Tim Cooper, Chair of R3 in Scotland, the insolvency and restructuring trade body, said: “Personal insolvencies in Scotland have been on a slow, but generally upwards trajectory since around the end of 2015, and the latest rise fits this overall trend, following a slight quarter-on-quarter fall in the previous set of figures.

“Looking across 2017 as a whole, there were an estimated 10,518 personal insolvencies in Scotland, which represents an increase of 8% compared with the full year 2016, when there were 9,748 altogether.

“The final three months of 2017 did not contain any major shocks for the Scottish economy, or for indebted individuals, but the landscape remains unsettled nonetheless, continuing the patterns seen since the start of the year. For example, unemployment remains at historically low levels, but research by the Scottish Parliament Information Centre in December estimated that 274,000 people in Scotland are in jobs classed as ‘insecure’, without guaranteed hours or income, making financial planning difficult, and increasing the risk than an unexpected expense will send a family budget into a tailspin.

“Consumer debt levels are still rising steadily, albeit at a less rapid pace than in the past, while inflation outpaced wage growth, leading to greater pressure on people’s finances. Fuel became more expensive over the second half of 2017, pushed by a rally in the price of crude oil, which will have had an impact on most households’ budgets, especially those in Scotland’s rural areas who depend on private vehicles for transport.

“The rise in the base interest rate in November from 0.25% to 0.5%, halfway through the period covered by these latest statistics, is unlikely to have had much immediate impact, although it points towards a future tightening in the consumer credit market, while many market-watchers predict that there will be further rises in the base rate over the next couple of years.

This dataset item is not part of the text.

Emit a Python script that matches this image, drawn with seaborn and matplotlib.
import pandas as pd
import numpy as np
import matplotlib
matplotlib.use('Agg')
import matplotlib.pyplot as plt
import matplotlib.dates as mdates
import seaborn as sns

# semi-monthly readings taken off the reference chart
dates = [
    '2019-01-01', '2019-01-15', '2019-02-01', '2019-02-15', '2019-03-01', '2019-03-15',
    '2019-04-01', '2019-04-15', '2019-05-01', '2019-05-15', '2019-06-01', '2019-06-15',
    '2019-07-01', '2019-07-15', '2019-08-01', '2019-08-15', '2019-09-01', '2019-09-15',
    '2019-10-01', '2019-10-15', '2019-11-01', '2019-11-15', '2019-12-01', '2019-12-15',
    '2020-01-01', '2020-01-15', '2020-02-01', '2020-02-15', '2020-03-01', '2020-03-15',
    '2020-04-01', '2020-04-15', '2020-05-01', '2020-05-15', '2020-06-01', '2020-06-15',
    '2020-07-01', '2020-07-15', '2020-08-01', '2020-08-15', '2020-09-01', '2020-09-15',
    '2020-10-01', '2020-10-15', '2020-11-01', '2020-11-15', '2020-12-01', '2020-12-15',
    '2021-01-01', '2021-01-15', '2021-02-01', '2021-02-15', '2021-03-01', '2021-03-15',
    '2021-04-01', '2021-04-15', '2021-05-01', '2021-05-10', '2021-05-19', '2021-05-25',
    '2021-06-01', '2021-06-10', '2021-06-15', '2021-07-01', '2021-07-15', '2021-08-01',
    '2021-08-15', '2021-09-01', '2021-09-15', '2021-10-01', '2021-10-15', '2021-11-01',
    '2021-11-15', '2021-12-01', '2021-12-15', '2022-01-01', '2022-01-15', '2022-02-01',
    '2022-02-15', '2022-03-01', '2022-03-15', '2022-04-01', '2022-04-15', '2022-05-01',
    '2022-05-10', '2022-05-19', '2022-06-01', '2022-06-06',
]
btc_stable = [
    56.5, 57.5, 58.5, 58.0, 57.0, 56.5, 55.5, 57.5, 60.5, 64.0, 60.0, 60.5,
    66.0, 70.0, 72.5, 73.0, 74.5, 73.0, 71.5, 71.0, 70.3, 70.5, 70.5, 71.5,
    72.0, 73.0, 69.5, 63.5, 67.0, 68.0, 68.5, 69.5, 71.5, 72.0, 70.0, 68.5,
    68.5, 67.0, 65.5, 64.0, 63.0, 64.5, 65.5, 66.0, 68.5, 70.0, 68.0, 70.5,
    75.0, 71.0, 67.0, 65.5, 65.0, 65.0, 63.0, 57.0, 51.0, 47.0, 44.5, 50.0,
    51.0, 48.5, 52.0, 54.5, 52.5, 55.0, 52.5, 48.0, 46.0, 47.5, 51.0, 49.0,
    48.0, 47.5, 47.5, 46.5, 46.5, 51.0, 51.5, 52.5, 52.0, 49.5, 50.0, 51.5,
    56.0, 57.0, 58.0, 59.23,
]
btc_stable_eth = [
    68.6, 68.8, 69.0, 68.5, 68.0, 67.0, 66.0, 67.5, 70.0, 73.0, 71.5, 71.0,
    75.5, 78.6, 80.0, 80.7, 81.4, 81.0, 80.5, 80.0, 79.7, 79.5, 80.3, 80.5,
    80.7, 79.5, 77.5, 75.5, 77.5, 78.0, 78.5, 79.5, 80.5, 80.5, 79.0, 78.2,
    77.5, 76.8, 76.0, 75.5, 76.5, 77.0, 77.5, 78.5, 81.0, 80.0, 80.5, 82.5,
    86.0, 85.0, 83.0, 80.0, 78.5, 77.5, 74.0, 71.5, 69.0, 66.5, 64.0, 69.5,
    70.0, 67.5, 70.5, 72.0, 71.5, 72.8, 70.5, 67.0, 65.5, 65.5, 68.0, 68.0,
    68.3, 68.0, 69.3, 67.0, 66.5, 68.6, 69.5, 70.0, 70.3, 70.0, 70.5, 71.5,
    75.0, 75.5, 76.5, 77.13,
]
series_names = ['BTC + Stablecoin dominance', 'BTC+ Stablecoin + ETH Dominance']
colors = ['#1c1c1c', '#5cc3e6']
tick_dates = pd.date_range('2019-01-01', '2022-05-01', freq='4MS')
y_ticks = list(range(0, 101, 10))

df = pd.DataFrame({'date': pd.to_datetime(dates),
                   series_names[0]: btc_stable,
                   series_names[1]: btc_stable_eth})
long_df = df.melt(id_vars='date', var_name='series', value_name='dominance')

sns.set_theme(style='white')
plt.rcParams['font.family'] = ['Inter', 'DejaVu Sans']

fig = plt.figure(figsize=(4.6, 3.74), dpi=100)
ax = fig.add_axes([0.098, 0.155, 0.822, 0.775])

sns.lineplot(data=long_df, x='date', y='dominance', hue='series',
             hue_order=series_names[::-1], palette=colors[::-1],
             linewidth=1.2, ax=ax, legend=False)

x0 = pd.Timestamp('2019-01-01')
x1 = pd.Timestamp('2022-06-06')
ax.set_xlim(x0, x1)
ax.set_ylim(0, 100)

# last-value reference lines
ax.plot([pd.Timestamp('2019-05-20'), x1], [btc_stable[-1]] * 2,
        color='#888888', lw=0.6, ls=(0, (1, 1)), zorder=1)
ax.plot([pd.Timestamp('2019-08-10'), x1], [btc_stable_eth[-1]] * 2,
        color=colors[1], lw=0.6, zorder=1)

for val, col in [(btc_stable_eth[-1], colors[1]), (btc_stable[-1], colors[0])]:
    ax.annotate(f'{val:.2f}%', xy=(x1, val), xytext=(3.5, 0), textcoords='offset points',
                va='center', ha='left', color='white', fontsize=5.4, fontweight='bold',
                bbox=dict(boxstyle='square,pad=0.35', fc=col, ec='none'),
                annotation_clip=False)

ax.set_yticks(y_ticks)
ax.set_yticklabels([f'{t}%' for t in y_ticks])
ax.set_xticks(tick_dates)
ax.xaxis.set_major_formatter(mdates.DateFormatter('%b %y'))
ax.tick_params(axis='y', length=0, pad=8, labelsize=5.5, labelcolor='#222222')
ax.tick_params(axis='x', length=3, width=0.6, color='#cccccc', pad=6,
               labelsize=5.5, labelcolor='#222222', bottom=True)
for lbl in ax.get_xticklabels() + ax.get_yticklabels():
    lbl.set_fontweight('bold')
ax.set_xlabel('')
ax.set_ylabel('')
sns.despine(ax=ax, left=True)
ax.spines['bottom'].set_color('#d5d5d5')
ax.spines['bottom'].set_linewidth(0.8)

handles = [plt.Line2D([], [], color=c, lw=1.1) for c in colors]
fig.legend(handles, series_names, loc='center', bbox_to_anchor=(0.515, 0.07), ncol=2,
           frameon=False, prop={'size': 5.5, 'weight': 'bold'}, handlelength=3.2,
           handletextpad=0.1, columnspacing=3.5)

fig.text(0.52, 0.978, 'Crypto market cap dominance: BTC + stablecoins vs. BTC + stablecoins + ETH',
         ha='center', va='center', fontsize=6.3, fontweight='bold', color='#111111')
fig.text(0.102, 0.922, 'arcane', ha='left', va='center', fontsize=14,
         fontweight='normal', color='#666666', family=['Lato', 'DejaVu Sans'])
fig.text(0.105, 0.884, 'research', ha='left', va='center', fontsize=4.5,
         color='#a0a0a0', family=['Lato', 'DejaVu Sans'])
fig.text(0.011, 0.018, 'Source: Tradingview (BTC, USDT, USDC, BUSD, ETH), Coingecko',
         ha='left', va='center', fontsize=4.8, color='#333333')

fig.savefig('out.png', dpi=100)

This ought to act as a warning sign for people relying on rolling over their debt from one zero-percent or low-rate offer to another: access to cheap consumer finance should not be taken for granted, and it’s better to grasp the nettle now by seeking financial advice than to be caught out at a later date, with fewer options available.”

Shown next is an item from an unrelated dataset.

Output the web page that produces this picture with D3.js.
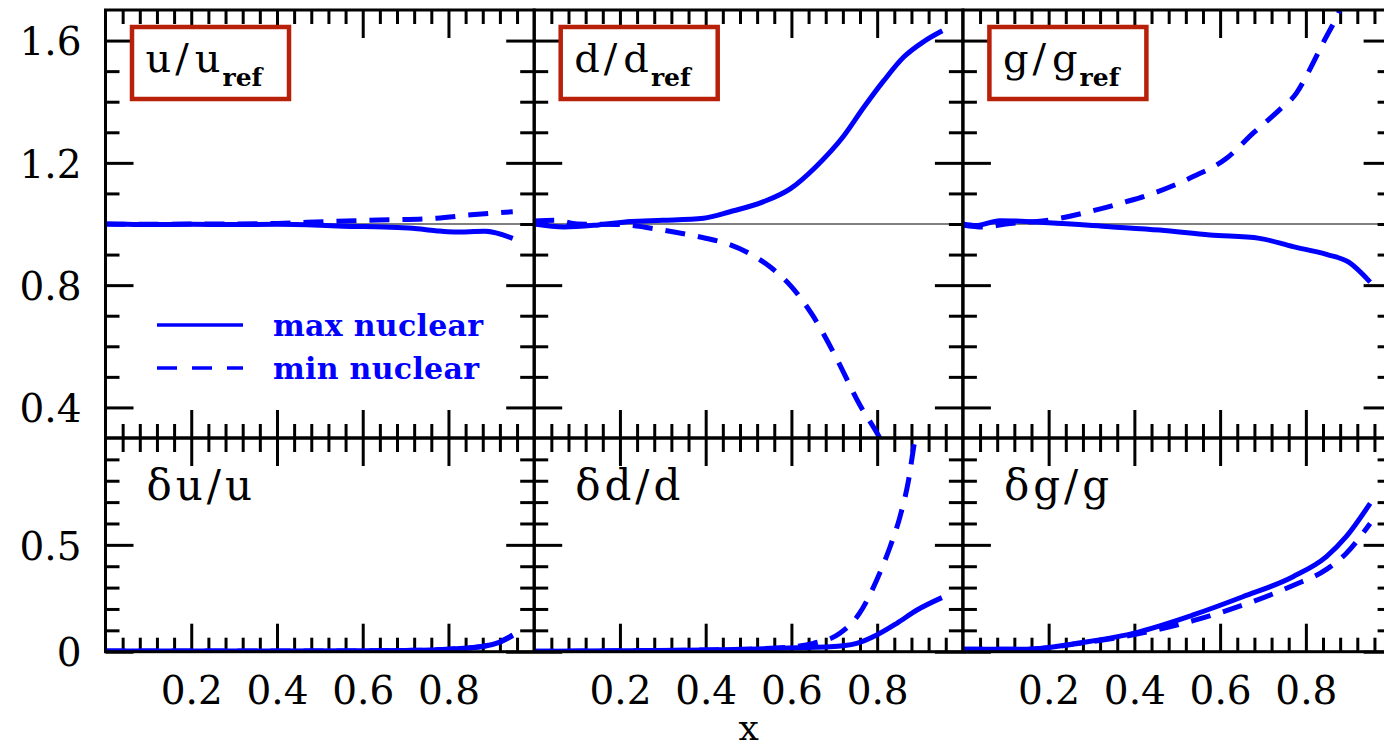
<!DOCTYPE html>
<html>
<head>
<meta charset="utf-8">
<script src="https://cdn.jsdelivr.net/npm/d3@7"></script>
<style>
  body { margin: 0; background: #fff; }
  svg { display: block; }
</style>
</head>
<body>
<svg id="chart" width="1384" height="751"></svg>
<script>
// ---- data ----
var xMajor = [0.2, 0.4, 0.6, 0.8];
var topMajor = [0.4, 0.8, 1.2, 1.6];
var botMajor = [0, 0.5];
var names = ["u", "d", "g"];

// u / u_ref
var uMaxX = [0, 0.05, 0.1, 0.2, 0.3, 0.4, 0.5, 0.555, 0.65, 0.716, 0.77, 0.813, 0.885, 0.95];
var uMaxY = [1.0, 0.999, 0.998, 0.999, 0.998, 0.999, 0.996, 0.993, 0.99, 0.986, 0.978, 0.974, 0.976, 0.953];
var uMinX = [0, 0.1, 0.2, 0.3, 0.4, 0.515, 0.636, 0.772, 0.853, 0.95];
var uMinY = [1.0, 0.999, 1.0, 1.0, 1.002, 1.008, 1.013, 1.019, 1.03, 1.04];
// d / d_ref
var dMaxX = [0, 0.07, 0.15, 0.224, 0.3, 0.395, 0.457, 0.535, 0.597, 0.659, 0.721, 0.768, 0.815, 0.862, 0.909, 0.952];
var dMaxY = [1.0, 0.99, 0.997, 1.008, 1.012, 1.019, 1.04, 1.073, 1.115, 1.19, 1.286, 1.38, 1.468, 1.546, 1.597, 1.632];
var dMinX = [0, 0.05, 0.1, 0.2, 0.3, 0.395, 0.44, 0.5, 0.55, 0.6, 0.65, 0.7, 0.76, 0.806, 0.84];
var dMinY = [1.01, 1.012, 1.0, 0.998, 0.98, 0.955, 0.94, 0.905, 0.86, 0.795, 0.7, 0.575, 0.407, 0.3, 0.2];
// g / g_ref
var gMaxX = [0, 0.03, 0.086, 0.2, 0.343, 0.459, 0.576, 0.692, 0.77, 0.85, 0.9, 0.95];
var gMaxY = [1.0, 0.995, 1.011, 1.004, 0.991, 0.98, 0.964, 0.953, 0.926, 0.9, 0.875, 0.81];
var gMinX = [0, 0.05, 0.1, 0.203, 0.311, 0.381, 0.443, 0.537, 0.615, 0.677, 0.739, 0.778, 0.809, 0.84, 0.879, 0.9];
var gMinY = [0.997, 0.99, 1.0, 1.013, 1.046, 1.073, 1.1, 1.155, 1.215, 1.297, 1.374, 1.428, 1.505, 1.592, 1.7, 1.78];
// delta u / u
var duMaxX = [0, 0.2, 0.4, 0.6, 0.7, 0.756, 0.8, 0.877, 0.92, 0.95];
var duMaxY = [0.003, 0.003, 0.003, 0.004, 0.006, 0.008, 0.012, 0.023, 0.045, 0.075];
var duMinX = [0, 0.2, 0.4, 0.6, 0.7, 0.756, 0.8, 0.877, 0.92, 0.95];
var duMinY = [0.003, 0.003, 0.003, 0.004, 0.006, 0.008, 0.012, 0.024, 0.047, 0.078];
// delta d / d
var ddMaxX = [0, 0.2, 0.4, 0.5, 0.612, 0.69, 0.752, 0.799, 0.846, 0.893, 0.951];
var ddMaxY = [0.002, 0.004, 0.008, 0.012, 0.019, 0.023, 0.039, 0.078, 0.133, 0.195, 0.253];
var ddMinX = [0, 0.2, 0.4, 0.5, 0.6, 0.651, 0.713, 0.759, 0.799, 0.83, 0.853, 0.873, 0.888, 0.9];
var ddMinY = [0.002, 0.004, 0.008, 0.012, 0.022, 0.039, 0.086, 0.18, 0.336, 0.49, 0.63, 0.8, 0.99, 1.1];
// delta g / g
var dgMaxX = [0, 0.148, 0.265, 0.397, 0.537, 0.653, 0.77, 0.848, 0.894, 0.95];
var dgMaxY = [0.011, 0.011, 0.039, 0.086, 0.172, 0.257, 0.351, 0.445, 0.538, 0.694];
var dgMinX = [0, 0.148, 0.265, 0.397, 0.537, 0.653, 0.77, 0.848, 0.894, 0.95];
var dgMinY = [0.011, 0.011, 0.037, 0.079, 0.145, 0.218, 0.31, 0.385, 0.46, 0.6];

var topSeries = [[uMaxX, uMaxY, uMinX, uMinY], [dMaxX, dMaxY, dMinX, dMinY], [gMaxX, gMaxY, gMinX, gMinY]];
var botSeries = [[duMaxX, duMaxY, duMinX, duMinY], [ddMaxX, ddMaxY, ddMinX, ddMinY], [dgMaxX, dgMaxY, dgMinX, dgMinY]];

// ---- layout ----
var svg = d3.select("#chart");
var left0 = 105.5, colW = 428.7;
var topY = 10, midY = 438, botY = 651.7;
var blue = "#0000ff", red = "#b8200a";
var font = "'DejaVu Serif', serif";

var xMinor = d3.range(0.04, 1, 0.04).filter(function(v) { return xMajor.every(function(m) { return Math.abs(m - v) > 1e-6; }); });
var topMinor = d3.range(0.4, 1.7, 0.1).filter(function(v) { return topMajor.every(function(m) { return Math.abs(m - v) > 1e-6; }); });
var botMinor = d3.range(0.1, 1, 0.1).filter(function(v) { return Math.abs(v - 0.5) > 1e-6; });

function noLabel() { return ""; }

function sideTicks(g, axis, scale, pos, major, minor, labels, pad) {
  var a = g.append("g").attr("transform", pos);
  a.call(axis(scale).tickValues(major).tickSize(-28).tickSizeOuter(0).tickPadding(pad || 26)
    .tickFormat(labels ? labels : noLabel));
  var b = g.append("g").attr("transform", pos);
  b.call(axis(scale).tickValues(minor).tickSize(-14).tickSizeOuter(0).tickFormat(noLabel));
  [a, b].forEach(function(s) {
    s.select(".domain").remove();
    s.selectAll(".tick line").attr("stroke", "#000").attr("stroke-width", 3);
    s.selectAll(".tick text").attr("font-family", font).attr("font-size", 39).attr("fill", "#000");
  });
  return a;
}

var line = d3.line().curve(d3.curveMonotoneX);

function drawPanel(col, isTop) {
  var x0 = left0 + col * colW;
  var x = d3.scaleLinear().domain([0, 1]).range([x0, x0 + colW]);
  var y = isTop ? d3.scaleLinear().domain([0.3, 1.7]).range([midY, topY])
                : d3.scaleLinear().domain([0, 1]).range([botY, midY]);
  var major = isTop ? topMajor : botMajor;
  var minor = isTop ? topMinor : botMinor;
  var g = svg.append("g");
  var id = "clip" + col + (isTop ? "t" : "b");
  g.append("clipPath").attr("id", id).append("rect")
    .attr("x", x(0)).attr("y", y.range()[1]).attr("width", colW).attr("height", y.range()[0] - y.range()[1]);

  var yLab = (col === 0) ? function(d) { return d === 0 ? "0" : d3.format(".1f")(d); } : null;
  var la = sideTicks(g, d3.axisLeft, y, "translate(" + x(0) + ",0)", major, minor, yLab, 24);
  la.selectAll(".tick text").attr("dy", "0.365em");
  sideTicks(g, d3.axisRight, y, "translate(" + x(1) + ",0)", major, minor, null);
  sideTicks(g, d3.axisTop, x, "translate(0," + y.range()[1] + ")", xMajor, xMinor, null);
  var xb = sideTicks(g, d3.axisBottom, x, "translate(0," + y.range()[0] + ")", xMajor, xMinor,
    isTop ? null : d3.format(".1f"), 25);
  xb.selectAll(".tick text").attr("dy", "0.71em");

  if (isTop) {
    g.append("line").attr("x1", x(0)).attr("x2", x(1)).attr("y1", y(1)).attr("y2", y(1))
      .attr("stroke", "#000").attr("stroke-width", 1.2);
  }

  var s = isTop ? topSeries[col] : botSeries[col];
  var lines = g.append("g").attr("clip-path", "url(#" + id + ")");
  var solid = s[0].map(function(v, i) { return [x(v), y(s[1][i])]; });
  var dashed = s[2].map(function(v, i) { return [x(v), y(s[3][i])]; });
  lines.append("path").attr("d", line(dashed)).attr("fill", "none").attr("stroke", blue)
    .attr("stroke-width", 5).attr("stroke-dasharray", "20,13");
  lines.append("path").attr("d", line(solid)).attr("fill", "none").attr("stroke", blue)
    .attr("stroke-width", 5);

  g.append("rect").attr("x", x(0)).attr("y", y.range()[1]).attr("width", colW)
    .attr("height", y.range()[0] - y.range()[1]).attr("fill", "none")
    .attr("stroke", "#000").attr("stroke-width", 3);

  var n = names[col];
  if (isTop) {
    g.append("rect").attr("x", x0 + 26.5).attr("y", 27).attr("width", 157).attr("height", 72)
      .attr("fill", "#fff").attr("stroke", red).attr("stroke-width", 4.5);
    var t = g.append("text").attr("x", x0 + 40).attr("y", 72)
      .attr("font-family", font).attr("font-size", 40).attr("fill", "#000");
    t.append("tspan").text(n);
    t.append("tspan").attr("dx", 4).text("/");
    t.append("tspan").attr("dx", 6).text(n);
    t.append("tspan").attr("dx", 2).attr("dy", 14).attr("font-size", 25).attr("font-weight", "bold").text("ref");
  } else {
    g.append("text").attr("x", x0 + 41).attr("y", 500)
      .attr("font-family", font).attr("font-size", 42).attr("letter-spacing", 4).attr("fill", "#000")
      .text("\u03b4" + n + "/" + n);
  }
  return { x: x, y: y };
}

var panels = [];
for (var c = 0; c < 3; c++) {
  panels.push(drawPanel(c, true));
  panels.push(drawPanel(c, false));
}

// legend in the first panel
var leg = svg.append("g");
var legItems = [["max nuclear", null, 325], ["min nuclear", "20,15", 368]];
legItems.forEach(function(it) {
  leg.append("line").attr("x1", 157).attr("x2", 243).attr("y1", it[2]).attr("y2", it[2])
    .attr("stroke", blue).attr("stroke-width", 3.5).attr("stroke-dasharray", it[1]);
  leg.append("text").attr("x", 273).attr("y", it[2] + 11)
    .attr("font-family", font).attr("font-weight", "bold").attr("font-size", 30)
    .attr("letter-spacing", 0.3).attr("fill", blue).text(it[0]);
});

// x axis title
svg.append("text").attr("x", left0 + colW * 1.5).attr("y", 740).attr("text-anchor", "middle")
  .attr("font-family", font).attr("font-size", 36).attr("fill", "#000").text("x");
</script>
</body>
</html>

Meanwhile, company liquidations in Scotland recorded by the AiB between October and December last year totalled 202, a 10 per cent fall on the previous quarter, and a 4 per cent decrease year-on-year.

Although the figures mark a reversal after two quarters of increases, they are still not as low as in January-March 2017, when just 155 corporate insolvencies were registered.

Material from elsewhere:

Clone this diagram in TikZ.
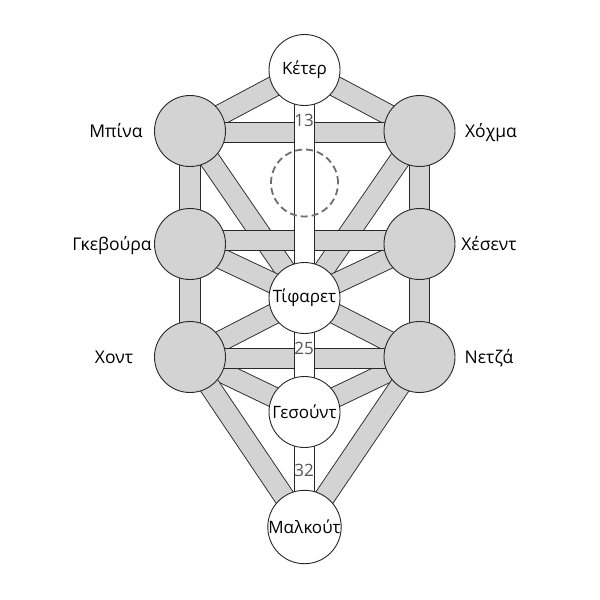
\documentclass[tikz,border=0pt]{standalone}
\usepackage{fontspec}
\setmainfont{Open Sans}
\usetikzlibrary{backgrounds}
\definecolor{barfill}{RGB}{211,211,211}
\definecolor{edge}{RGB}{40,40,40}
\definecolor{numgray}{RGB}{85,85,85}
\definecolor{daatgray}{RGB}{110,110,110}
\begin{document}
\begin{tikzpicture}[x=1pt,y=-1pt,
  sefgray/.style={circle,draw=edge,line width=0.9pt,fill=barfill,minimum size=71pt,inner sep=0pt},
  sefwhite/.style={sefgray,fill=white,font=\fontsize{17}{19}\selectfont},
  daatstyle/.style={circle,draw=daatgray,line width=1.8pt,dash pattern=on 7pt off 4pt,minimum size=67pt,inner sep=0pt},
  bar/.style={draw=edge,line width=0.9pt,double=barfill,double distance=19.5pt},
  wbar/.style={bar,double=white},
  sidelabel/.style={font=\fontsize{17.5}{19}\selectfont,anchor=base},
  numlabel/.style={font=\fontsize{17}{19}\selectfont,text=numgray,inner sep=0pt}
]
\useasboundingbox (0,0) rectangle (600,600);

% sephirot
\node[sefwhite] (keter) at (304.5,70) {Κέτερ};
\node[sefgray] (chokmah) at (419.5,131) {};
\node[sefgray] (binah) at (190,131) {};
\node[sefgray] (chesed) at (419.5,244) {};
\node[sefgray] (gevurah) at (190,244) {};
\node[sefwhite] (tiferet) at (304.5,298) {Τίφαρετ};
\node[sefgray] (netzach) at (419.5,357) {};
\node[sefgray] (hod) at (190,357) {};
\node[sefwhite] (yesod) at (304.5,412) {Γεσούντ};
\node[sefwhite] (malkuth) at (304.5,527) {Μαλκούτ};
\node[daatstyle] (daat) at (304.5,183) {};

% paths
\begin{pgfonlayer}{background}
  \fill[white] (0,0) rectangle (600,600);
  \draw[bar] (keter.center) -- (binah.center);
  \draw[bar] (keter.center) -- (chokmah.center);
  \draw[bar] (binah.center) -- (tiferet.center);
  \draw[bar] (chokmah.center) -- (tiferet.center);
  \draw[bar] (gevurah.center) -- (tiferet.center);
  \draw[bar] (chesed.center) -- (tiferet.center);
  \draw[bar] (hod.center) -- (tiferet.center);
  \draw[bar] (netzach.center) -- (tiferet.center);
  \draw[bar] (hod.center) -- (yesod.center);
  \draw[bar] (netzach.center) -- (yesod.center);
  \draw[bar] (hod.center) -- (malkuth.center);
  \draw[bar] (netzach.center) -- (malkuth.center);
  \draw[bar] (binah.center) -- (gevurah.center);
  \draw[bar] (chokmah.center) -- (chesed.center);
  \draw[bar] (gevurah.center) -- (hod.center);
  \draw[bar] (chesed.center) -- (netzach.center);
  \draw[bar] ([yshift=-1.5pt]binah.center) -- ([yshift=-1.5pt]chokmah.center);
  \draw[bar] ([yshift=3.5pt]gevurah.center) -- ([yshift=3.5pt]chesed.center);
  \draw[bar] ([yshift=-1.5pt]hod.center) -- ([yshift=-1.5pt]netzach.center);
  \draw[wbar] (keter.center) -- (tiferet.center);
  \draw[wbar] (tiferet.center) -- (yesod.center);
  \draw[wbar] (yesod.center) -- (malkuth.center);
\end{pgfonlayer}

% path numbers
\node[numlabel] (n13) at (304,120) {13};
\node[numlabel] (n25) at (304,348) {25};
\node[numlabel] (n32) at (304,470) {32};

% side names
\node[sidelabel] (lbinah) at (116,137) {Μπίνα};
\node[sidelabel] (lchokmah) at (491,137) {Χόχμα};
\node[sidelabel] (lgevurah) at (112,250) {Γκεβούρα};
\node[sidelabel] (lchesed) at (489,250) {Χέσεντ};
\node[sidelabel] (lhod) at (114,363) {Χοντ};
\node[sidelabel] (lnetzach) at (489,363) {Νετζά};
\end{tikzpicture}
\end{document}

Tim Cooper, Chair of R3 in Scotland, added: “In all, over 2017, the AiB recorded 15 per cent fewer liquidations compared with 2016 (782 in 2017 against 920 in 2016). While 2017 may not go down as a banner year for the Scottish business community, the decrease in liquidations gives some reassurance that the economy is still ticking over.

“The AiB does not record business rescues – that is, administrations or Company Voluntary Arrangements – so this is an incomplete picture. It’s important to remember that insolvency isn’t necessarily the end of the road, and plenty of businesses entering an insolvency procedure will be rescued.

“Traditionally, the period leading up to the festive season is marked by an increase in spending, as people look to treat their loved ones to a bumper Christmas. However, it seems that festive consumer spending in 2017 was subdued in comparison to previous years, with many people perhaps feeling more cautious about splashing the cash or flashing the plastic, while the growth in popularity of Black Friday, in late November, will have encouraged many to stock up on bargains, rather than paying full price. Recent troubles in the retail sector indicate that many shops have been hurt by a decline in their margins, along with lower footfall, as shoppers moved online for instant price comparisons, avoiding the cold and the rain on the high street.

“The Scottish Government surveyed consumer confidence in October-December 2017 at -4.3 points, a fall of 1.2 points compared with the previous quarter, and firmly in negative territory – which indicates that the end of 2017 was a tough time for many firms. Scotland’s GDP grew more slowly than the UK’s as a whole in the third quarter of 2017, at 0.2 per cent , which will not have given businesses much momentum going into the holiday season. However, the rush of spending unlocked by the holidays may have helped struggling firms paper over the cracks, while businesses have also benefited over 2017 from a relative ease in accessing funding, which has meant that underlying structural problems have not been properly addressed in many cases.

“Inflation increased over 2017, affecting the price of raw materials, while sterling’s weakness against other currencies continued to hurt importers. Businesses also had to contend with costs associated with pensions auto-enrolment and a rise in the National Living Wage. Those companies with salary bills of over £3 million were also liable for the Apprenticeship Levy, and any firm with a bricks-and-mortar presence had to factor business rates in to their budget.

“You could forgive Scottish firms – along with their peers across the UK – from feeling that the corporate landscape is getting trickier to negotiate. Companies looking to put themselves on a firm footing for 2018 and beyond should consider speaking to a licensed and professional business advisor, making sure to check their credentials.”